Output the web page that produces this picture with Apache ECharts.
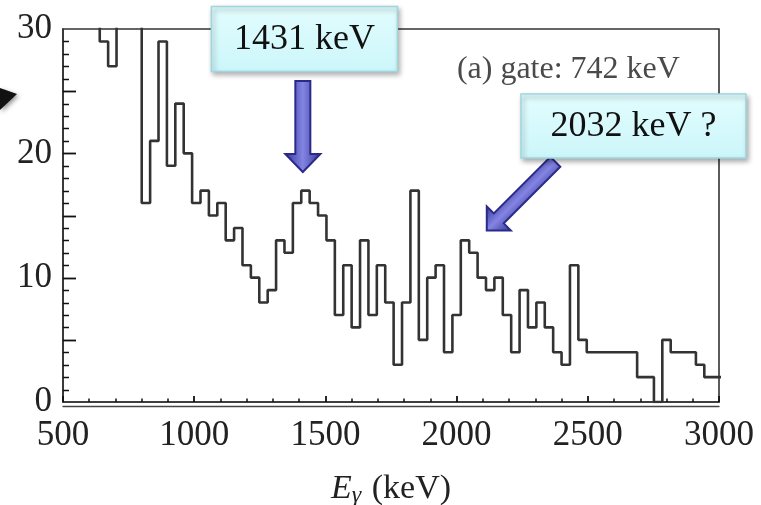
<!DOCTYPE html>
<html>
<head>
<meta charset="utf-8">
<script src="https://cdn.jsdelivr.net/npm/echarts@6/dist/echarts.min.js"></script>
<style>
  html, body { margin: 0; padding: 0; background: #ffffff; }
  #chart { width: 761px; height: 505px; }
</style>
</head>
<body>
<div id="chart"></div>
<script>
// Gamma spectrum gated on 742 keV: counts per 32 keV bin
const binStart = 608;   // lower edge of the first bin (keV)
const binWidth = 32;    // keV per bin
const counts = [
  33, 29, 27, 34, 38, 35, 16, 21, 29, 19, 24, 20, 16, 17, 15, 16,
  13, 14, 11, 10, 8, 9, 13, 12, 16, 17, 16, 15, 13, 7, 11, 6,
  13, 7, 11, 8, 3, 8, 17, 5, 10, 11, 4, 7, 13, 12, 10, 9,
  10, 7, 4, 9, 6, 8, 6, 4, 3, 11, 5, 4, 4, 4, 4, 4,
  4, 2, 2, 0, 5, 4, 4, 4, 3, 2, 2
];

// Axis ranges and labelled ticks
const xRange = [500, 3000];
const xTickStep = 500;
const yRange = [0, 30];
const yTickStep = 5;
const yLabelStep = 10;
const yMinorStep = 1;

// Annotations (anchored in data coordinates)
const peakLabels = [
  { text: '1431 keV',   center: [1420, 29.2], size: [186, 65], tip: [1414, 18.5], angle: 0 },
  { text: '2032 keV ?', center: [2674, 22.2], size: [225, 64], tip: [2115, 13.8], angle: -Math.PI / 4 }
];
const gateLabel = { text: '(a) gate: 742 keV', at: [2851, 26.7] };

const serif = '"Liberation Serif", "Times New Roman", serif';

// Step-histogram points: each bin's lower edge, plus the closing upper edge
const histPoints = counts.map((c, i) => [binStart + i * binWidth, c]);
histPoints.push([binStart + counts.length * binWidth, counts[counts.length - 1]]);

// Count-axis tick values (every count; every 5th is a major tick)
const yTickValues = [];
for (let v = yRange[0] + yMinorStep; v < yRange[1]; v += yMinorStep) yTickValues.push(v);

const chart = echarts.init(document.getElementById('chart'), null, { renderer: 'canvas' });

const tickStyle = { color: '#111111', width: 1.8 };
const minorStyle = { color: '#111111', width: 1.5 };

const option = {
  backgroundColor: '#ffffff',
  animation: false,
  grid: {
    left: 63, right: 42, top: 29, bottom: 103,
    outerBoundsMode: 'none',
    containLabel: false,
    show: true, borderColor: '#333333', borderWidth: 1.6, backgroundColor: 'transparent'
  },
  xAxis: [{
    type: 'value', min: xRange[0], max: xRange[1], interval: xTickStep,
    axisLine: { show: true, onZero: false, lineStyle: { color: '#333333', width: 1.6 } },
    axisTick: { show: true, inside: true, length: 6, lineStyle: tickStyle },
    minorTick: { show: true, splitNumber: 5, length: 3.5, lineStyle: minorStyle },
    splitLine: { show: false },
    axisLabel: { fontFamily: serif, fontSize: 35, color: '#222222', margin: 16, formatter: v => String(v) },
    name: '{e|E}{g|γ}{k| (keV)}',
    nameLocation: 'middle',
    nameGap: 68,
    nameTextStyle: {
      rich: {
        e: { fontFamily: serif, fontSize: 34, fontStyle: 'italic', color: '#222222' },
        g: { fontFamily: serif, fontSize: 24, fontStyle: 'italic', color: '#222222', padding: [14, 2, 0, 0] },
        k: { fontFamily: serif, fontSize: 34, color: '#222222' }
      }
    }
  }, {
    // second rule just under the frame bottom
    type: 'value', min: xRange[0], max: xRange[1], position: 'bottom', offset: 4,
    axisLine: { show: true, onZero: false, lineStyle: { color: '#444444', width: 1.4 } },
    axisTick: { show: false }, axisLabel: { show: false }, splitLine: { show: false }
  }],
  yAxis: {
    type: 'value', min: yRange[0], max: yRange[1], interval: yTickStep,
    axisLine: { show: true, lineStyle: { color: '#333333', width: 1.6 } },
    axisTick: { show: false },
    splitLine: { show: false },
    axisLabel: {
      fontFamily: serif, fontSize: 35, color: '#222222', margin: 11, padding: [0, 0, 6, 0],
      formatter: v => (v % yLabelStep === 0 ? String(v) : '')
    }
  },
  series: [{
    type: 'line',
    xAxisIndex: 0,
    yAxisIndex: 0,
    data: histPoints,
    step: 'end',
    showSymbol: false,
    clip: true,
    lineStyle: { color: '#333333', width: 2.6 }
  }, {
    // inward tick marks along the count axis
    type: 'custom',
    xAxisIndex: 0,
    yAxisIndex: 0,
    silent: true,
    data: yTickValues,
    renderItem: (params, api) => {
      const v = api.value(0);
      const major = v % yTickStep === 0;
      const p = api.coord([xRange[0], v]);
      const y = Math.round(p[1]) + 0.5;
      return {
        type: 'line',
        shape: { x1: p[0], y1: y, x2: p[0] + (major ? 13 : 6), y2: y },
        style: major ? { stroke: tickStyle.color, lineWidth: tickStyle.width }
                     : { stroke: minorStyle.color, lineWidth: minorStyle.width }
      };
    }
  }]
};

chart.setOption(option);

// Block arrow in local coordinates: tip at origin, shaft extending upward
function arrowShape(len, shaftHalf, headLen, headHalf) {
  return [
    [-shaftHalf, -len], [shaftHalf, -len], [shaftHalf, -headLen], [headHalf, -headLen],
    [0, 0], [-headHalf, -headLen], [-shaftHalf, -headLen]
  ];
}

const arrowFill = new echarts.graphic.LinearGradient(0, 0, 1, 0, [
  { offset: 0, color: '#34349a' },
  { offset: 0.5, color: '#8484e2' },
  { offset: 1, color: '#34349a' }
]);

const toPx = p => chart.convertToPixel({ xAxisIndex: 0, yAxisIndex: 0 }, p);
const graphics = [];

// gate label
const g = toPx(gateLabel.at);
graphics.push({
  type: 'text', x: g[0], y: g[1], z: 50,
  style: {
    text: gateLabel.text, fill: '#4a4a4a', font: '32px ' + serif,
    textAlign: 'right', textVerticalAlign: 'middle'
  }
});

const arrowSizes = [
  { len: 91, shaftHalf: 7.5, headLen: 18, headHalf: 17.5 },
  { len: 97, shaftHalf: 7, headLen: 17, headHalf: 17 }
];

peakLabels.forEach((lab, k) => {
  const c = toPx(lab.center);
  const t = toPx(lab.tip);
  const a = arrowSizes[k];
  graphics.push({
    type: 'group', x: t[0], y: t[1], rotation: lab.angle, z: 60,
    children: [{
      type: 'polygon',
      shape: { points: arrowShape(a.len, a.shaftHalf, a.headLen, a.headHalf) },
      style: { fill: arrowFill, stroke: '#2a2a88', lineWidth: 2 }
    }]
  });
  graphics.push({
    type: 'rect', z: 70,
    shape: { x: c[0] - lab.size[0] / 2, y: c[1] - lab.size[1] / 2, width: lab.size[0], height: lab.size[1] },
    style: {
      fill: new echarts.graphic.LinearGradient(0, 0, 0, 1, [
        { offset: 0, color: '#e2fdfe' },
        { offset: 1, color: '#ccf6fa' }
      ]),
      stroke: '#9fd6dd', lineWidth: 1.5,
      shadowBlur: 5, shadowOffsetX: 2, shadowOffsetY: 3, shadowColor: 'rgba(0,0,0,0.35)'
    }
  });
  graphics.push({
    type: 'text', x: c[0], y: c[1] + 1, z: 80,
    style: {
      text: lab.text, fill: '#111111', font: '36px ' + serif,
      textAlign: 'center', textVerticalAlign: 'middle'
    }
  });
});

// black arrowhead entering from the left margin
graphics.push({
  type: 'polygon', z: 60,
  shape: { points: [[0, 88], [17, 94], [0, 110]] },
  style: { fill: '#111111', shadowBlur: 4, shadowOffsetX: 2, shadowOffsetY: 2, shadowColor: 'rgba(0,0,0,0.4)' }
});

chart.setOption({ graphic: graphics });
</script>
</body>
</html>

━━━━━━

§ **Given request**
Transcribe the opening line of the listing above, please, and every line after it through the line with "const yMinorStep = 1;", word for word, without pictures.

§ **Answer to the problem**
Output the web page that produces this picture with Apache ECharts.
<!DOCTYPE html>
<html>
<head>
<meta charset="utf-8">
<script src="https://cdn.jsdelivr.net/npm/echarts@6/dist/echarts.min.js"></script>
<style>
  html, body { margin: 0; padding: 0; background: #ffffff; }
  #chart { width: 761px; height: 505px; }
</style>
</head>
<body>
<div id="chart"></div>
<script>
// Gamma spectrum gated on 742 keV: counts per 32 keV bin
const binStart = 608;   // lower edge of the first bin (keV)
const binWidth = 32;    // keV per bin
const counts = [
  33, 29, 27, 34, 38, 35, 16, 21, 29, 19, 24, 20, 16, 17, 15, 16,
  13, 14, 11, 10, 8, 9, 13, 12, 16, 17, 16, 15, 13, 7, 11, 6,
  13, 7, 11, 8, 3, 8, 17, 5, 10, 11, 4, 7, 13, 12, 10, 9,
  10, 7, 4, 9, 6, 8, 6, 4, 3, 11, 5, 4, 4, 4, 4, 4,
  4, 2, 2, 0, 5, 4, 4, 4, 3, 2, 2
];

// Axis ranges and labelled ticks
const xRange = [500, 3000];
const xTickStep = 500;
const yRange = [0, 30];
const yTickStep = 5;
const yLabelStep = 10;
const yMinorStep = 1;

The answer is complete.